On 2023/3/14 20:00, Michal Hocko wrote:
> On Tue 14-03-23 19:07:27, Haifeng Xu wrote:
>>
>>
>> On 2023/3/14 18:16, Michal Hocko wrote:
>>> On Tue 14-03-23 18:07:42, Haifeng Xu wrote:
>>>>
>>>>
>>>> On 2023/3/14 17:19, Michal Hocko wrote:
>>>>> On Tue 14-03-23 09:11:36, Haifeng Xu wrote:
>>>>>> If oom_group is set, oom_kill_process() invokes oom_kill_memcg_member()
>>>>>> to kill all processes in the memcg. When scanning tasks in memcg, maybe
>>>>>> the provided task is marked as oom victim. Also, some tasks are likely
>>>>>> to release their address space. There is no need to kill the exiting tasks.
>>>>>
>>>>> This doesn't state any actual problem. Could you be more specific? Is
>>>>> this a bug fix, a behavior change or an optimization?
>>>>
>>>>
>>>> 1) oom_kill_process() has inovked __oom_kill_process() to kill the selected victim, but it will be scanned
>>>> in mem_cgroup_scan_tasks(). It's pointless to kill the victim twice.
>>>
>>> Why does that matter though? The purpose of task_will_free_mem in
>>> oom_kill_process is different. It would bail out from a potentially
>>> noisy OOM report when the selected oom victim is expected to terminate
>>> soon. __oom_kill_process called for the whole memcg doesn't aim at
>>> avoiding any oom victims. It merely sends a kill signal too all of them.
>>>
>>
>> except sending kill signals, __oom_kill_process() will do some other work, such as print messeages, traversal all
>> all user processes sharing mm which holds RCU section and so on. So if skip the victim, we don't need those work again
>> and it won't affect the original mechanism. All oom victims are still get killed.
>
> mm sharing among processes is a very rare thing but do not forget that
> task_will_free_mem needs to do the same thing for the same reason.

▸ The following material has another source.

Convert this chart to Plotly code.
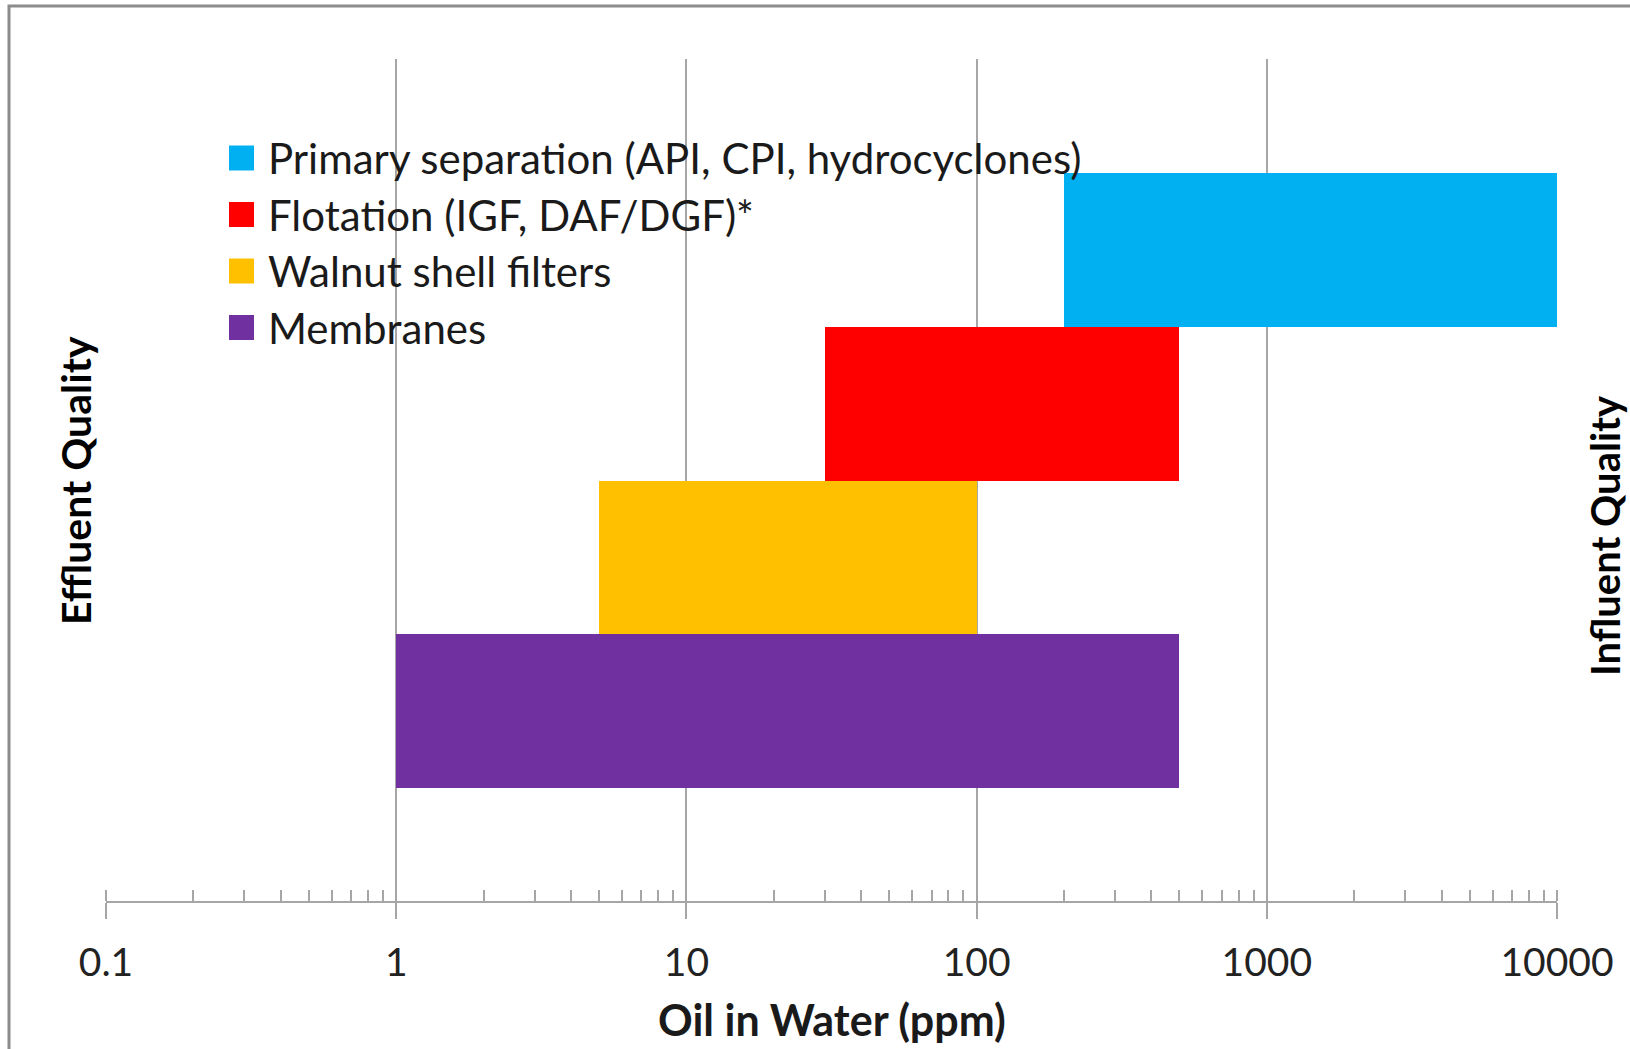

For the victim, __oom_kill_process() traversals all processes in the system whether there some other tasks sharing mm or not.
If skip it, this work can be dropped.

>
>>>> 2) for those exiting processes, reaping them directly is also a faster way to free memory compare with invoking
>>>> __oom_kill_process().
>>>
>>> Is it? What if the terminating task is blocked on lock? Async oom
>>> reaping might release those resources in that case.
>>
>> Yes, the reaping process is asynchronous. I mean we don't need the work mentioned above any more.
>> "reaping them directly" here is that joining the task in oom reaper queue.
>
> I do not follow.
>
> In any case I still do not see any actual justification for the change
> other than "we can do it and it might turn out less expensive". This
> alone is not sufficient, just be explicit, because oom is hardly a fast
> path to optimize every single cpu cycle for. So unless you see an actual
> real life problem that would be behaving much better or even fixed then
> I am not convinced this is a worthwhile change to have.
>

we can also see two same messages("Memory cgroup out of memory: Killed process ***")about the victim.
This seems a little confusing. If skip the victim, only one message was printed.